Predicting Iron Deficiencies Using Routine Complete Blood Cell Count Parameters: A Machine Learning Approach and Evaluation

Background/Objectives: Iron deficiency remains a prevalent condition, needing specific laboratory tests for diagnosis. This study aimed to evaluate whether routine complete blood cell count (CBC) parameters can be used within a machine learning framework to predict low ferritin and low transferrin saturation, used as biochemical markers of altered iron status, potentially supporting more targeted laboratory test utilization. Methods: In this single-center retrospective outpatient study, we analyzed 32,437 records from subjects undergoing both complete blood cell count and iron metabolism testing between 2023 and 2026. Low ferritin and low transferrin saturation were defined using sex-specific thresholds. Low ferritin was present in 14,344 subjects (44.2%), whereas low transferrin saturation was present in 7791 subjects (24.0%). After cleaning data and excluding incomplete records, demographic variables and CBC indices were tested as potential predictors.

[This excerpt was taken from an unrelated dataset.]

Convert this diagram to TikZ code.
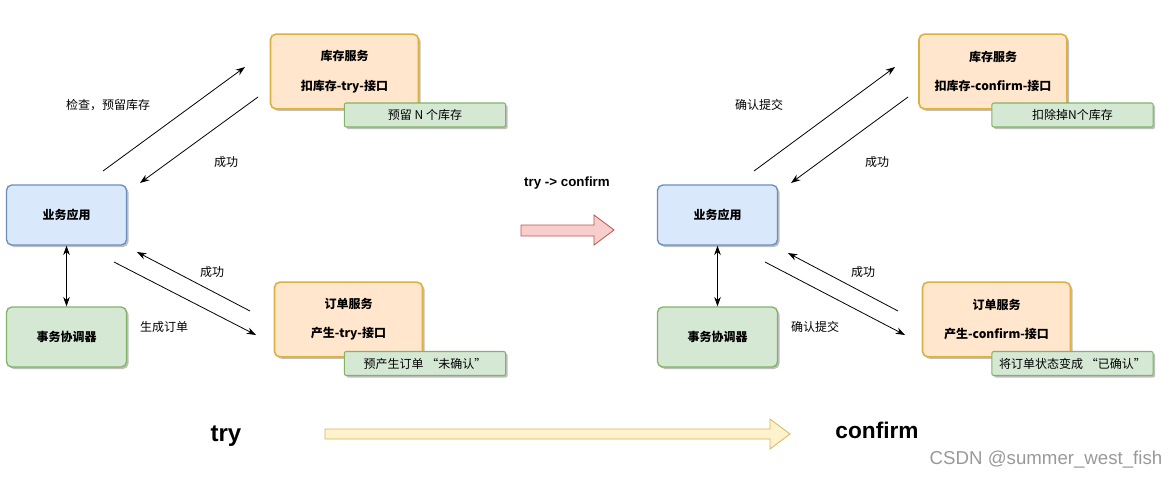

The dataset was split into training and test sets with stratified sampling. Multiple supervised machine learning models, including logistic regression, decision tree, random forest, XGBoost, support vector machine, k-nearest neighbors, and Naive Bayes, were trained. Hyperparameter tuning and model selection were performed using repeated stratified 10-fold cross-validation, optimizing the area under the curve (AUC). Model performance was assessed by AUC, sensitivity, and specificity, and validated on an independent test set. Results: All models showed predictive capability for low ferritin and low transferrin saturation using CBC parameters alone. Ensemble methods, especially random forest and XGBoost, reached the best performance (AUC values of 0.80–0.87 for ferritin and 0.85–0.96 for transferrin saturation). Sensitivity and specificity were balanced, supporting clinical screening applicability. Results were maintained across validation and confirmed in the test set. Prediction of transferrin saturation showed slightly higher accuracy than ferritin. Feature importance analysis identified mean corpuscular volume (MCV), mean corpuscular hemoglobin (MCH), and red blood cell distribution width (RDW) as key predictors. Conclusions: CBC-based machine learning models may help identify subjects with low ferritin or low transferrin saturation, supporting subsequent targeted assessment of iron status.